I am having an excel file and in that one row of column Model is having value "9-3" which is a string value. I double-checked the excel file to have the column datatype as Plain string instead of Date. But still When I use read_excel and convert it into a data frame, the value is shown as 2017-09-03 00:00:00 instead of string "9-3".
Here is how I read the excel file:
table = pd.read_excel('ManualProfitAdjustmentUpdates.xlsx' , header=0, converters={'Model': str})
Any idea on why pandas is not treating value as string even when I set the converters as str?
The Plain string setting in the excel file affects only how the data is shown in Excel.
The str setting in the converter affects only how it treats the data that it gets.

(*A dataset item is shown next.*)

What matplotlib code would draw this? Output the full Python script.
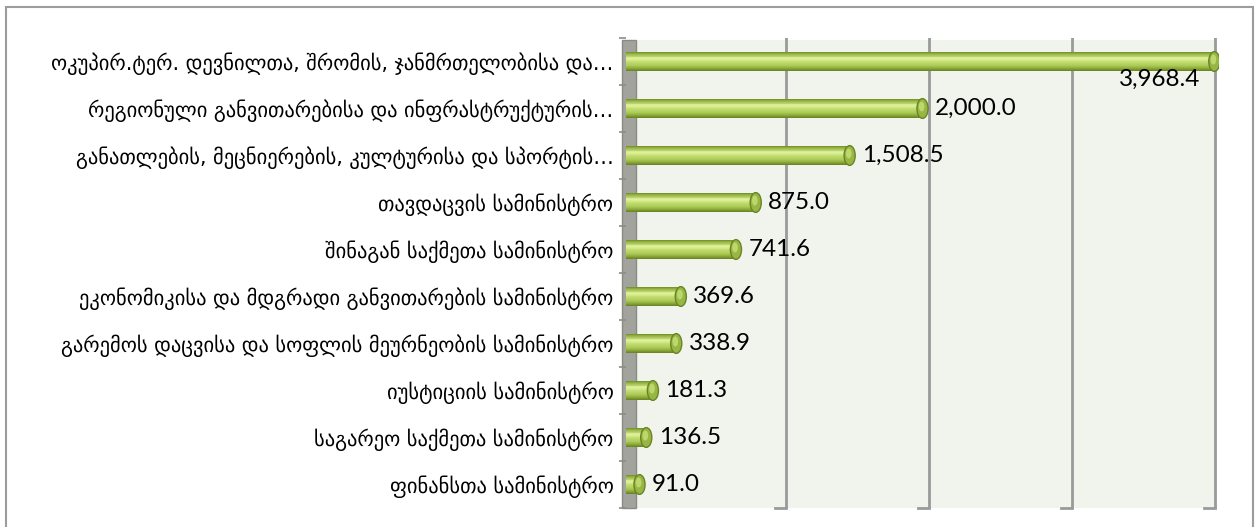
import numpy as np
import matplotlib.pyplot as plt
from matplotlib.patches import Ellipse, Rectangle
from matplotlib.colors import LinearSegmentedColormap

# 데이터
labels = [
    'ოკუპირ.ტერ. დევნილთა, შრომის, ჯანმრთელობისა და…',
    'რეგიონული განვითარებისა და ინფრასტრუქტურის…',
    'განათლების, მეცნიერების, კულტურისა და სპორტის…',
    'თავდაცვის სამინისტრო',
    'შინაგან საქმეთა სამინისტრო',
    'ეკონომიკისა და მდგრადი განვითარების სამინისტრო',
    'გარემოს დაცვისა და სოფლის მეურნეობის სამინისტრო',
    'იუსტიციის სამინისტრო',
    'საგარეო საქმეთა სამინისტრო',
    'ფინანსთა სამინისტრო',
]
values = [3968.4, 2000.0, 1508.5, 875.0, 741.6, 369.6, 338.9, 181.3, 136.5, 91.0]
x_ticks = [1000, 2000, 3000, 4000]

W, H = 1258, 527
fig = plt.figure(figsize=(W / 100, H / 100), dpi=100)

# 플롯 영역 (픽셀 기준)
left_px, right_px, top_px, bot_px = 626, 1219, 38, 508
ax = fig.add_axes([left_px / W, 1 - bot_px / H, (right_px - left_px) / W, (bot_px - top_px) / H])
ax.set_xlim(0, 4000)
ax.set_ylim(len(values) - 0.5, -0.5)
for s in ax.spines.values():
    s.set_visible(False)
ax.set_xticks([])
ax.set_yticks(np.arange(len(values) + 1) - 0.5, minor=True)
ax.set_yticks(np.arange(len(values)))
ax.set_yticklabels(labels, fontsize=14.8, family='DejaVu Sans')
ax.tick_params(axis='y', which='major', length=0, pad=9)
ax.tick_params(axis='y', which='minor', length=5, color='#8c8c8c', width=1.2, pad=0)

# 배경 + 뒷벽 그리드
bg = Rectangle((636 / W, 1 - 508 / H), (1217 - 636) / W, (508 - 40) / H,
               transform=fig.transFigure, facecolor='#f1f3ed', edgecolor='none', zorder=-3)
fig.patches.append(bg)
wall = Rectangle((622 / W, 1 - 508 / H), 14 / W, (508 - 40) / H,
                 transform=fig.transFigure, facecolor='#a3a39d', edgecolor='#8a8a85', lw=1, zorder=-2)
fig.patches.append(wall)

gax = ax.twiny()
gax.set_xlim(-119, 4028)
gax.set_xticks(x_ticks)
gax.grid(True, axis='x', color='#9a9a9a', lw=2)
gax.tick_params(length=0, labeltop=False, labelbottom=False)
for s in gax.spines.values():
    s.set_visible(False)
gax.set_zorder(ax.get_zorder() - 1)
ax.set_zorder(gax.get_zorder() + 1)
ax.patch.set_visible(False)
# 바닥 라인
for t in x_ticks:
    gax.plot([t - 80, t], [0, 0], color='#9a9a9a', lw=2, transform=gax.get_xaxis_transform(), clip_on=False)

# 원통형 막대 (그라데이션)
cmap = LinearSegmentedColormap.from_list('cyl', [
    (0.0, '#65801f'), (0.1, '#93b340'), (0.33, '#e2f29c'), (0.5, '#c6e176'),
    (0.8, '#9fbe48'), (1.0, '#5f781c')])
y = np.arange(len(values))
bh = 0.42
n = 24
for i in range(n):
    off = -bh / 2 + (i + 0.5) * bh / n
    ax.barh(y + off, values, height=bh / n * 1.05, left=0, color=cmap(i / (n - 1)), lw=0, zorder=2)

for yi, v in zip(y, values):
    ax.add_patch(Ellipse((v, yi), 75, bh, facecolor='#98b645', edgecolor='#6a8424', lw=1, zorder=3))
    ax.add_patch(Ellipse((v - 6, yi - bh * 0.1), 38, bh * 0.5, facecolor='#bcd86c', edgecolor='none', zorder=3))

# 값 레이블
for yi, v in zip(y, values):
    txt = f'{v:,.1f}'
    if v > 3500:
        ax.annotate(txt, (v, yi), xytext=(-10, -5), textcoords='offset points',
                    ha='right', va='top', fontsize=17.5, family='Lato', zorder=4)
    else:
        ax.annotate(txt, (v, yi), xytext=(9, 0), textcoords='offset points',
                    ha='left', va='center', fontsize=17.5, family='Lato', zorder=4)

# 외곽 테두리
fig.patches.append(Rectangle((6 / W, -0.05), (1253 - 6) / W, 1.05 - 7 / H,
                             transform=fig.transFigure, facecolor='none', edgecolor='#9c9c9c', lw=1.5))

fig.savefig('out.png', dpi=100)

To force the excel file to return the data as string, the cell's first character should be an apostrophe.
Change "9-3" to "'9-3".
The problem may be with excel. Make sure the entire column is stored as text and not just the singular value you are talking about. If excel had the column saved as a data at any point it will store a year in that cell no matter what is shown or what the datatype is changed too. Pandas is going to read the entire column as one data type so if you have dates above 9-3 it will be converted. Changing dates to strings without years can be tricky. It may be better to save the excel sheet as a csv once it is in the proper format you like and then use pandas pd.read_csv(). I made a test excel workbook "book1.xlsx"
9-3 1 Hello
12-1 2 World
1-8 3 Test
Then ran
import pandas as pd
df = pd.read_excel('book1.xlsx',header=0)
print(df)
and got back my data frame correctly. Thus, I am led to believe it is excel. Sorry is isn't the best answer but I don't believe it is a pandas error.